In today’s fast-paced business environment, understanding payment processing is crucial for maintaining a smooth operation. One key aspect of this process is POS settlement. But, what is POS settlement? At its core, POS (Point of Sale) settlement is the procedure through which funds from customer transactions are transferred from the customer’s bank account to the merchant’s account. This process ensures that businesses receive the payments they are due, typically within a few business days.
Why is understanding POS settlement important? For starters, it directly impacts your cash flow. An efficient settlement process means timely access to funds, allowing you to manage your operations more effectively. Moreover, a thorough understanding of POS settlement can help you identify and address potential issues quickly, minimizing disruptions to your business.
At The Credit Card Guy, we are dedicated to helping businesses navigate the complexities of payment processing. Our solutions are designed to reduce monthly processing fees and provide cutting-edge point-of-sale systems, including free, smart terminal options. If you’re interested in getting started contact us at 888-641-8910 or Email us
How POS Settlement Works
Once a customer makes a purchase using a credit or debit card, the transaction initiates the POS settlement process. This journey begins when the customer swipes, inserts, or taps their card at the point-of-sale terminal. The terminal then communicates with the cardholder’s bank to verify the transaction and ensure that the necessary funds are available.
Upon approval, the purchase amount is temporarily held in the customer’s account, and the transaction data is sent to the merchant’s acquiring bank or payment processor. This data includes important details such as the transaction amount, merchant ID, and timestamp. The acquiring bank then forwards this information to the card networks (like Visa, MasterCard, or American Express), which in turn communicate with the issuing bank (the customer’s bank).
The issuing bank finalizes the authorization by confirming the funds and sending an approval back through the card network to the acquiring bank. The acquiring bank then deposits the funds into the merchant’s account, minus any processing fees. This entire process, from the initial swipe to the final deposit, typically takes anywhere from one to three business days.
Understanding these steps is essential for business owners, as it highlights the importance of choosing a reliable payment processor. Efficient POS settlement processes ensure that funds are transferred quickly and accurately, helping maintain a healthy cash flow for your business.
Types of POS Settlement Methods
There are several POS settlement methods available to businesses, each tailored to different operational needs and preferences. Understanding these methods can help you choose the one that best suits your business model and ensures smooth financial operations.
Manual Settlement: In this method, the merchant manually initiates the settlement process at the end of the business day. This involves reviewing and batching all the day’s transactions through the POS terminal.
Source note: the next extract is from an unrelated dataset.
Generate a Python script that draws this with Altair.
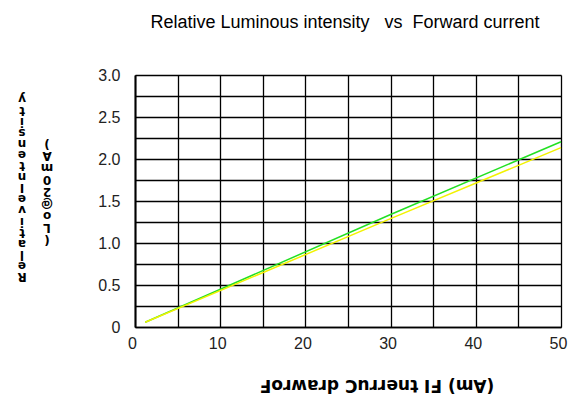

Although it provides the merchant with greater control, it can be time-consuming and prone to human error.
Automatic Settlement: Many modern POS systems offer automatic settlement features. At a predetermined time, usually at the close of business, the system automatically batches and submits the day’s transactions for settlement. This method significantly reduces the risk of errors and ensures timely processing, making it a popular choice for busy merchants.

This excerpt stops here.